In another sample of 140 students, researchers found students were unable to accurately gauge others’ happiness even when they were evaluating the moods of people they were close to.
In a third study also by Stanford, they found that the more students underestimated others’ negative emotions, the more they tended to report feeling lonely and brooding over their own miseries.
In the past week, an Australian teenager with more than 612,000 Instagram followers radically rewrote her “self-promoting” history on social media. Essena O’Neill, 18, said she was able to make an impressive income from marketing products to her followers.
She describes Instagram as “contrived perfection made to get attention” and deleted more than 2,000 photos “that served no real purpose other than self-promotion.”

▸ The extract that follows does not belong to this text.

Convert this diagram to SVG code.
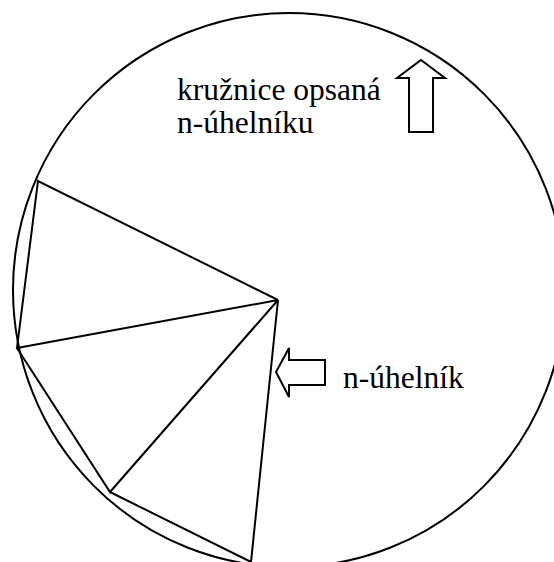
<svg xmlns="http://www.w3.org/2000/svg" width="554" height="562" viewBox="0 0 554 562">
<style>
.ln{fill:none;stroke:#000;stroke-width:2;stroke-linejoin:miter}
.ar{fill:#fff;stroke:#000;stroke-width:2}
.t{font-family:"Liberation Serif","Times New Roman",serif;font-size:31.5px;fill:#000}
</style>
<rect width="554" height="562" fill="#fff"/>
<g id="circle"><ellipse class="ln" cx="289" cy="290" rx="276" ry="277"/></g>
<g id="polygon">
<polyline class="ln" points="278,300 38,181 17,348 278,300"/>
<polyline class="ln" points="17,348 110,492 278,300"/>
<polyline class="ln" points="110,492 251,562 278,300"/>
</g>
<g id="arrow-up"><polygon class="ar" points="421,60 445,78 433,78 433,132 409,132 409,78 397,78"/></g>
<g id="arrow-left"><polygon class="ar" points="276,372 289,348 289,360 325,360 325,385 289,385 289,397"/></g>
<g id="label-circle">
<text class="t" x="177" y="100">kružnice opsaná</text>
<text class="t" x="177" y="133">n-úhelníku</text>
</g>
<g id="label-polygon"><text class="t" x="343" y="388">n-úhelník</text></g>
</svg>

On top of this, she dramatically changed the captions to the remaining photos in a way that shed light on the distortion of social media.
Although debunking social media expectations is progressive in changing the dynamic of the online world, inconsistencies are inevitable according to BBC news.
Some researchers have coined the term “friendship paradox” meaning that no matter what, there will always be people on social media happier and more successful than you.
According to Nathan Hodas at the University of Southern California, the friendship paradox holds true for more than 98 percent of Twitter users.
With all of this in mind, it’s important to remind ourselves that there are many differing realities that people have, and the one that is portrayed on social media is not an accurate representation of their entire being.